Here are a few suggestions to make it easier for you to contribute!

Describe your PR

Please add a description of your proposed code changes. It does not need to be an exhaustive essay, however a PR with no description or just a few words might not get accepted, simply because very basic information is missing.

A good description helps us to review and understand your proposed changes. For example, you could say a few words about

  • what you try to achieve (new feature, fixing a bug, refactoring, security enhancements, etc.)
  • how your code works (short technical summary - focus on important aspects that might not be obvious when reading the code)
  • testing you performed, known limitations, open ends you possibly could not solve.
  • any areas where you like to get help from an experienced maintainer (yes WLED has become big 😉)

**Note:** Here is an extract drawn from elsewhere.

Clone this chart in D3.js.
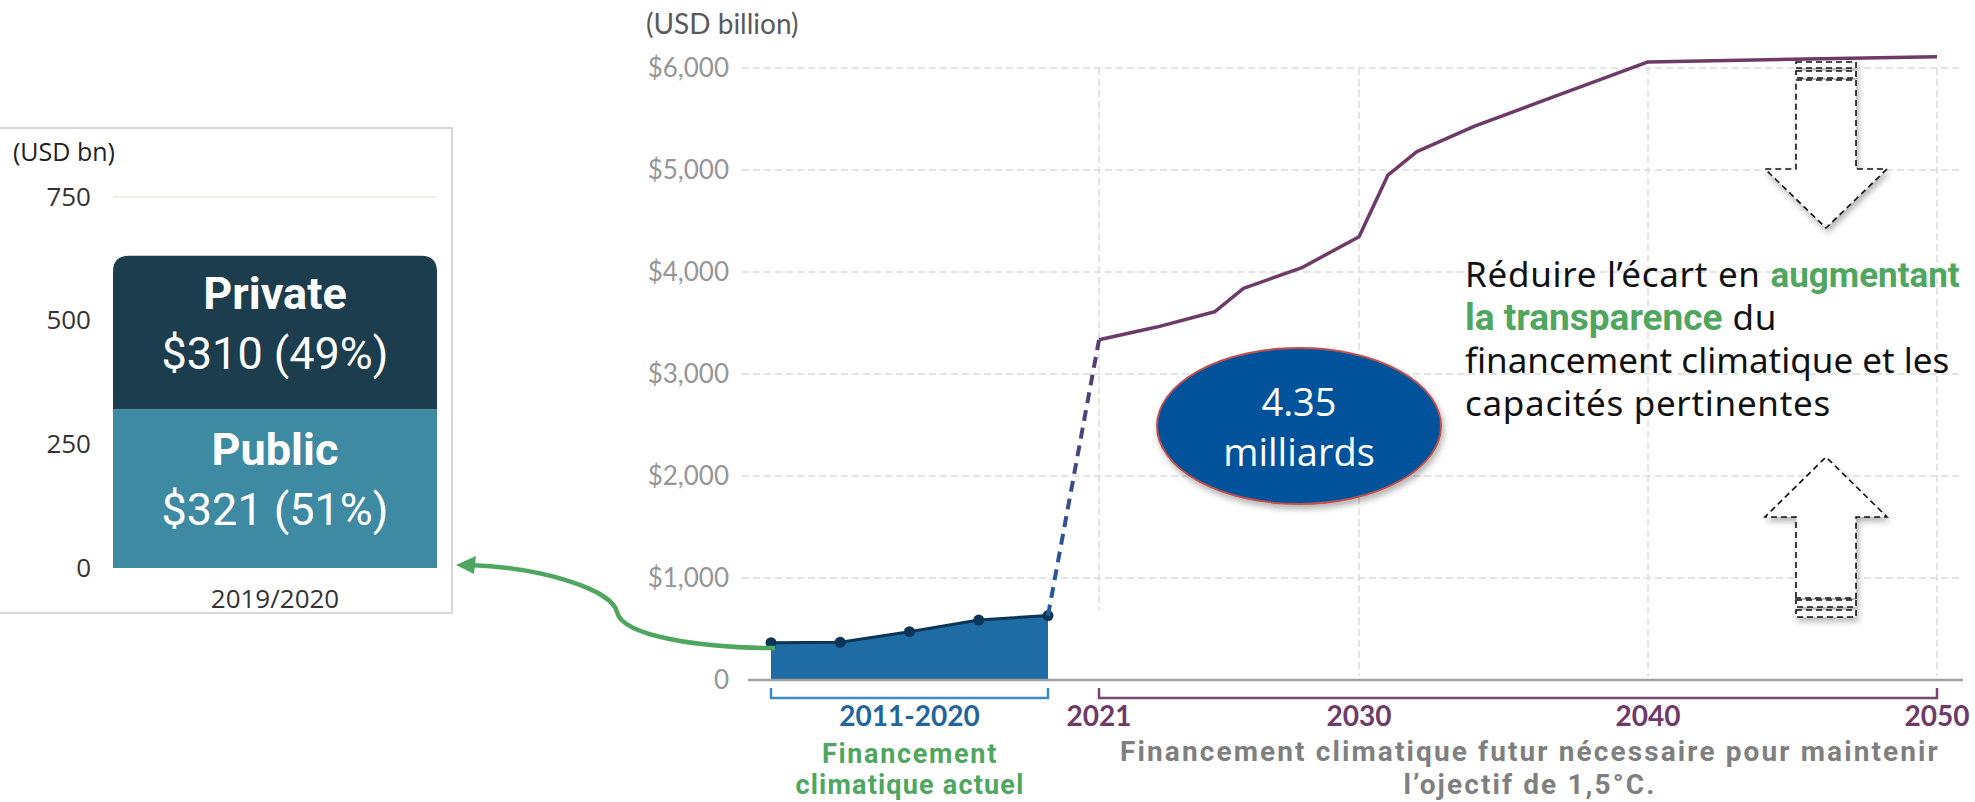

Target branch for pull requests

Please make all PRs against the main branch.

Updating your code

While the PR is open - and under review by maintainers - you may be asked to modify your PR source code. You can simply update your own branch, and push changes in response to reviewer recommendations. Github will pick up the changes so your PR stays up-to-date.

Caution

Do not use "force-push" while your PR is open! It has many subtle and unexpected consequences on our github reposistory. For example, we regularly lost review comments when the PR author force-pushes code changes. So, pretty please, do not force-push.

You can find a collection of very useful tips and tricks here: https://github.com/wled-dev/WLED/wiki/How-to-properly-submit-a-PR

Source Code from an AI agent or bot

Important

Its OK if you took help from an AI for writing your source code.

However, we expect a few things from you as the person making a contribution to WLED:

  • Make sure you really understand the code suggested by the AI, and don't just accept it because it "seems to work".
  • Don't let the AI change already exists without double-checking by you as the contributor. Often, the result will not be complete. For example, comments about the source code may be lost.
  • Remember that AI are still "Often-Wrong" ;-)
  • If you don't feel very confident using English, you can AI for translating code comments and descriptions into English. AI bots are very good at understanding language. However, always check the results in correct. The translation might still have wrong technical terms, or errors in some details.

best practice with AI:

  • As the person who contributes the code to WLED, make sure you understand exactly what the AI code does
  • add a comment like '// below section of my code was generated by an AI, when larger parts of your source code were not written by you personally.
  • always review translations and code comments for correctness
  • If the AI has rewritten existing code, check that the change is necessary and that nothing has been lost or broken. Also check that previous code comments are still intact.

Code style

When in doubt, it is easiest to replicate the code style you find in the files you want to edit :) Below are the guidelines we use in the WLED repository.

Indentation

We use tabs for Indentation in Web files (.html/.css/.js) and spaces (2 per indentation level) for all other files.
You are all set if you have enabled Editor: Detect Indentation in VS Code.

Blocks

Whether the opening bracket of e.g. an if block is in the same line as the condition or in a separate line is up to your discretion. If there is only one statement, leaving out block brackets is acceptable.

Good:

if (a == b) {
  doStuff(a);
}
if (a == b) doStuff(a);

Acceptable - however the first variant is usually easier to read:

if (a == b)
{
  doStuff(a);
}

There should always be a space between a keyword and its condition and between the condition and brace.
Within the condition, no space should be between the parenthesis and variables.
Spaces between variables and operators are up to the authors discretion. There should be no space between function names and their argument parenthesis.

Good:

if (a == b) {
  doStuff(a);
}

Not good:

if( a==b ){
  doStuff ( a);
}

Comments

Comments should have a space between the delimiting characters (e.g. //) and the comment text. Note: This is a recent change, the majority of the codebase still has comments without spaces.

Good:

// This is a comment.

/* This is a CSS inline comment */

/* 
 * This is a comment
 * wrapping over multiple lines,
 * used in WLED for file headers and function explanations
 */

<!-- This is an HTML comment -->

There is no hard character limit for a comment within a line, though as a rule of thumb consider wrapping after 120 characters. Inline comments are OK if they describe that line only and are not exceedingly wide.